Se reestatizaron los fondos de pensión y se compraron empresas que habían pasado al sector privado, que de inmediato pasaron a ser deficitarias. Se dieron moratorias que duplicaron la cantidad de pasivos: de 3,2 millones de jubilados y pensionados pasamos a tener 6,7 millones.
La Argentina podría haber agregado más valor a sus granos y hoy estar exportando por encima de los U$S 150 mil millones. Si se hubieran hecho los gasoductos troncales a tiempo, Vaca Muerta habría explotado hace dos décadas y nos hubiésemos ahorrado U$S 15 mil millones anuales en importaciones. Lo que nos falta hoy lo podríamos haber tenido.

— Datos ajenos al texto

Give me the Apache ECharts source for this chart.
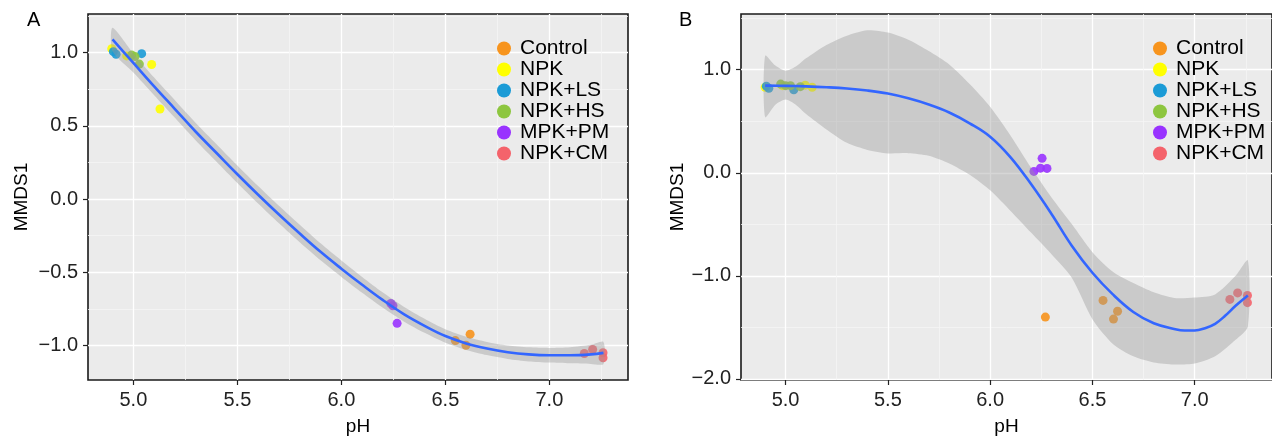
<!DOCTYPE html>
<html>
<head>
<meta charset="utf-8">
<script src="https://cdn.jsdelivr.net/npm/echarts@6/dist/echarts.min.js"></script>
<style>
html,body{margin:0;padding:0;background:#fff;}
#chart{width:1272px;height:441px;}
</style>
</head>
<body>
<div id="chart"></div>
<script>
// ---------- data ----------
const categories = ['Control', 'NPK', 'NPK+LS', 'NPK+HS', 'MPK+PM', 'NPK+CM'];

// Panel A points [pH, MMDS1]
const ptsA_Control = [[6.548, -0.966], [6.599, -0.998], [6.619, -0.922]];
const ptsA_NPK     = [[4.896, 1.027], [4.968, 0.978], [5.088, 0.919], [5.128, 0.615]];
const ptsA_NPKLS   = [[4.904, 1.007], [4.917, 0.989], [5.040, 0.993]];
const ptsA_NPKHS   = [[4.992, 0.984], [5.008, 0.973], [5.029, 0.922]];
const ptsA_MPKPM   = [[6.238, -0.713], [6.248, -0.728], [6.268, -0.848]];
const ptsA_NPKCM   = [[7.168, -1.054], [7.208, -1.027], [7.258, -1.049], [7.258, -1.083]];

// Panel B points [pH, MMDS1]
const ptsB_Control = [[6.270, -1.400], [6.552, -1.238], [6.603, -1.419], [6.623, -1.343]];
const ptsB_NPK     = [[4.900, 0.830], [4.985, 0.845], [5.096, 0.850], [5.130, 0.830]];
const ptsB_NPKLS   = [[4.906, 0.840], [4.918, 0.820], [5.040, 0.805]];
const ptsB_NPKHS   = [[4.976, 0.860], [5.000, 0.845], [5.024, 0.845], [5.072, 0.835]];
const ptsB_MPKPM   = [[6.214, 0.013], [6.246, 0.045], [6.254, 0.140], [6.278, 0.042]];
const ptsB_NPKCM   = [[7.172, -1.228], [7.210, -1.165], [7.258, -1.190], [7.258, -1.260]];

// Fitted curves and confidence bands
const fitA_x  = [4.90, 5.00, 5.10, 5.20, 5.30, 5.40, 5.50, 5.60, 5.70, 5.80, 5.90, 6.00, 6.10, 6.20, 6.30, 6.40, 6.50, 6.60, 6.70, 6.80, 6.90, 7.00, 7.10, 7.20, 7.26];
const fitA_y  = [1.09, 0.93, 0.77, 0.615, 0.46, 0.315, 0.17, 0.03, -0.105, -0.235, -0.36, -0.475, -0.585, -0.69, -0.785, -0.865, -0.935, -0.985, -1.02, -1.045, -1.06, -1.066, -1.066, -1.06, -1.05];
const bandA_lo = [1.01, 0.865, 0.71, 0.555, 0.40, 0.255, 0.11, -0.03, -0.165, -0.295, -0.418, -0.531, -0.639, -0.742, -0.835, -0.913, -0.981, -1.03, -1.065, -1.091, -1.108, -1.116, -1.121, -1.125, -1.125];
const bandA_hi = [1.17, 0.995, 0.83, 0.675, 0.52, 0.375, 0.23, 0.09, -0.045, -0.175, -0.302, -0.419, -0.531, -0.638, -0.735, -0.817, -0.889, -0.94, -0.975, -0.999, -1.012, -1.016, -1.011, -0.995, -0.975];

const fitB_x  = [4.90, 5.00, 5.10, 5.20, 5.30, 5.40, 5.50, 5.60, 5.70, 5.80, 5.90, 6.00, 6.10, 6.20, 6.30, 6.40, 6.50, 6.60, 6.70, 6.80, 6.90, 6.95, 7.00, 7.05, 7.10, 7.15, 7.20, 7.26];
const fitB_y  = [0.845, 0.843, 0.838, 0.830, 0.818, 0.798, 0.768, 0.722, 0.662, 0.585, 0.48, 0.35, 0.15, -0.11, -0.40, -0.71, -0.97, -1.18, -1.35, -1.46, -1.515, -1.530, -1.530, -1.508, -1.465, -1.385, -1.29, -1.19];
const bandB_x  = [4.90, 4.95, 5.00, 5.05, 5.10, 5.20, 5.30, 5.40, 5.50, 5.60, 5.70, 5.80, 5.90, 6.00, 6.10, 6.20, 6.30, 6.40, 6.50, 6.60, 6.70, 6.80, 6.90, 7.00, 7.10, 7.20, 7.26];
const bandB_lo = [0.54, 0.66, 0.71, 0.66, 0.57, 0.42, 0.29, 0.222, 0.188, 0.19, 0.165, 0.09, -0.02, -0.17, -0.37, -0.58, -0.79, -1.02, -1.42, -1.66, -1.78, -1.84, -1.86, -1.85, -1.78, -1.62, -1.49];
const bandB_hi = [1.135, 1.04, 0.99, 1.03, 1.11, 1.24, 1.33, 1.382, 1.36, 1.29, 1.18, 1.05, 0.86, 0.64, 0.36, 0.05, -0.24, -0.50, -0.77, -0.96, -1.07, -1.16, -1.215, -1.21, -1.18, -1.0, -0.85];

// Axis ticks
const xTicks      = [5.0, 5.5, 6.0, 6.5, 7.0];
const xMinorTicks = [5.25, 5.75, 6.25, 6.75, 7.25];
const yTicksA      = [-1.0, -0.5, 0.0, 0.5, 1.0];
const yMinorTicksA = [-0.75, -0.25, 0.25, 0.75, 1.25];
const yTicksB      = [-2.0, -1.0, 0.0, 1.0];
const yMinorTicksB = [-1.5, -0.5, 0.5, 1.5];

// ---------- styling ----------
const colors = ['#F7941D', '#FFFF00', '#1B9BD6', '#8DC63F', '#9933FF', '#F4636B'];
const FONT = 'Liberation Sans, Arial, Helvetica, sans-serif';
const ptsA = [ptsA_Control, ptsA_NPK, ptsA_NPKLS, ptsA_NPKHS, ptsA_MPKPM, ptsA_NPKCM];
const ptsB = [ptsB_Control, ptsB_NPK, ptsB_NPKLS, ptsB_NPKHS, ptsB_MPKPM, ptsB_NPKCM];

const X_MIN = 4.782, X_MAX = 7.378;
const fmt = v => (v < 0 ? '\u2212' : '') + Math.abs(v).toFixed(1);

function majorX(gridIndex) {
  return {
    type: 'value', gridIndex, min: X_MIN, max: X_MAX, position: 'bottom',
    name: 'pH', nameLocation: 'middle', nameGap: 37,
    nameTextStyle: { fontFamily: FONT, fontSize: 19, color: '#000' },
    axisLine: { show: false, onZero: false },
    axisTick: { show: true, length: 5, lineStyle: { color: '#222', width: 1.2 }, customValues: xTicks },
    axisLabel: { show: true, margin: 10, fontFamily: FONT, fontSize: 20, color: '#222', formatter: fmt, customValues: xTicks },
    splitLine: { show: true, lineStyle: { color: '#FFFFFF', width: 1.3 } }
  };
}
function minorX(gridIndex) {
  return {
    type: 'value', gridIndex, min: X_MIN, max: X_MAX, position: 'bottom',
    axisLine: { show: false, onZero: false },
    axisTick: { show: false, customValues: xMinorTicks },
    axisLabel: { show: false, customValues: xMinorTicks },
    splitLine: { show: true, lineStyle: { color: '#F5F5F5', width: 0.8 } }
  };
}
function majorY(gridIndex, min, max, ticks, gap) {
  return {
    type: 'value', gridIndex, min, max, position: 'left',
    name: 'MMDS1', nameLocation: 'middle', nameGap: gap,
    nameTextStyle: { fontFamily: FONT, fontSize: 19, color: '#000' },
    axisLine: { show: false, onZero: false },
    axisTick: { show: true, length: 5, lineStyle: { color: '#222', width: 1.2 }, customValues: ticks },
    axisLabel: { show: true, margin: 10, fontFamily: FONT, fontSize: 20, color: '#222', formatter: fmt, customValues: ticks },
    splitLine: { show: true, lineStyle: { color: '#FFFFFF', width: 1.3 } }
  };
}
function minorY(gridIndex, min, max, ticks) {
  return {
    type: 'value', gridIndex, min, max, position: 'left',
    axisLine: { show: false, onZero: false },
    axisTick: { show: false, customValues: ticks },
    axisLabel: { show: false, customValues: ticks },
    splitLine: { show: true, lineStyle: { color: '#F5F5F5', width: 0.8 } }
  };
}

function pointSeries(pts, xi, yi) {
  return pts.map((d, i) => ({
    name: categories[i], type: 'scatter', xAxisIndex: xi, yAxisIndex: yi,
    data: d, symbol: 'circle', symbolSize: 9, z: 2,
    itemStyle: { color: colors[i], opacity: 0.9 },
    emphasis: { disabled: true }, silent: true
  }));
}
function bandSeries(xs, lo, hi, xi, yi) {
  return {
    type: 'custom', xAxisIndex: xi, yAxisIndex: yi, z: 3, silent: true, clip: true,
    data: xs.map((x, i) => [x, lo[i], hi[i]]),
    encode: { x: 0, y: [1, 2] },
    renderItem: function (params, api) {
      if (params.dataIndex !== 0) return null;
      const pts = [];
      for (let i = 0; i < xs.length; i++) pts.push(api.coord([xs[i], hi[i]]));
      for (let i = xs.length - 1; i >= 0; i--) pts.push(api.coord([xs[i], lo[i]]));
      return {
        type: 'polygon',
        shape: { points: pts, smooth: 0.25 },
        style: { fill: 'rgba(153,153,153,0.4)', stroke: null }
      };
    }
  };
}
function fitSeries(xs, ys, xi, yi) {
  return { type: 'line', xAxisIndex: xi, yAxisIndex: yi, data: xs.map((x, i) => [x, ys[i]]),
    smooth: 0.4, symbol: 'none', lineStyle: { color: '#3366FF', width: 2.6 }, z: 4, silent: true };
}
function legendAt(left) {
  return {
    data: categories, orient: 'vertical', left, top: 33, icon: 'circle',
    itemWidth: 22, itemHeight: 14, itemGap: 0, selectedMode: false,
    itemStyle: { opacity: 1 },
    textStyle: { fontFamily: FONT, fontSize: 21, lineHeight: 21, color: '#000' }
  };
}

const chart = echarts.init(document.getElementById('chart'), null, { renderer: 'canvas' });
chart.setOption({
  animation: false,
  backgroundColor: '#ffffff',
  title: [
    { text: 'A', left: 27, top: 10, padding: 0, textStyle: { fontFamily: FONT, fontSize: 20, fontWeight: 'normal', color: '#000' } },
    { text: 'B', left: 679, top: 10, padding: 0, textStyle: { fontFamily: FONT, fontSize: 20, fontWeight: 'normal', color: '#000' } }
  ],
  legend: [legendAt(492), legendAt(1148)],
  grid: [
    { left: 88, top: 14, width: 540, height: 372, show: true, backgroundColor: '#EBEBEB', borderColor: '#1a1a1a', borderWidth: 1.6 },
    { left: 741, top: 14, width: 542, height: 372, show: true, backgroundColor: '#EBEBEB', borderColor: '#1a1a1a', borderWidth: 1.6 }
  ],
  xAxis: [majorX(0), minorX(0), majorX(1), minorX(1)],
  yAxis: [
    majorY(0, -1.235, 1.264, yTicksA, 57),
    minorY(0, -1.235, 1.264, yMinorTicksA),
    majorY(1, -2.01, 1.54, yTicksB, 53),
    minorY(1, -2.01, 1.54, yMinorTicksB)
  ],
  series: [].concat(
    pointSeries(ptsA, 0, 0),
    [bandSeries(fitA_x, bandA_lo, bandA_hi, 0, 0)],
    [fitSeries(fitA_x, fitA_y, 0, 0)],
    pointSeries(ptsB, 2, 2),
    [bandSeries(bandB_x, bandB_lo, bandB_hi, 2, 2)],
    [fitSeries(fitB_x, fitB_y, 2, 2)]
  )
});
</script>
</body>
</html>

El gasto público pasó del 20% al 37% del PIB durante las gestiones de Néstor y Cristina. Se desincentivó la exportación; se licuó el poder de la Región Centro como actor político de la Argentina; se protegieron corporaciones de amigos, como la de Tierra del Fuego. Todo se financió con impuestos a sectores muy competitivos, como el agro. Y cuando eso no alcanzó, se encendieron las máquinas de la impresión espuria.
La dirigencia política de entonces les aseguró a sus ciudadanos que éramos un país rico y que nos merecíamos un Estado gigantesco, que ofrecía el mejor de los bienestares posibles. Todos los gobernadores e intendentes se la creyeron y dieron cargos con estabilidad de por vida como quienes antes repartían la zapatilla izquierda antes de la elección, y la derecha, después.
Lo cierto es que no somos un país rico ni tenemos un sector privado dinámico y potente como para bancar los gastos de un Estado que no tiene para ofrecer más que pobrismo.
Todas las veces en las que mejoraron los términos del intercambio, la Argentina se patinó ese maná del cielo y gastó por encima de sus posibilidades. El kirchnerismo se calzó los lentes del cortoplacismo y se dedicó a repartir a tontas y a locas, a ubicar en cargos a sus militantes o a hacer negocios con Lázaro Báez.

El Estado es hoy insolvente, pero podría no serlo. Es gigantesco, pero no siempre lo fue. Esos errores garrafales se cometieron ahí, cuando el kirchnerismo llegó al poder y soñó con perpetuarse. Aunque eso no haya sido juzgado ni condenado.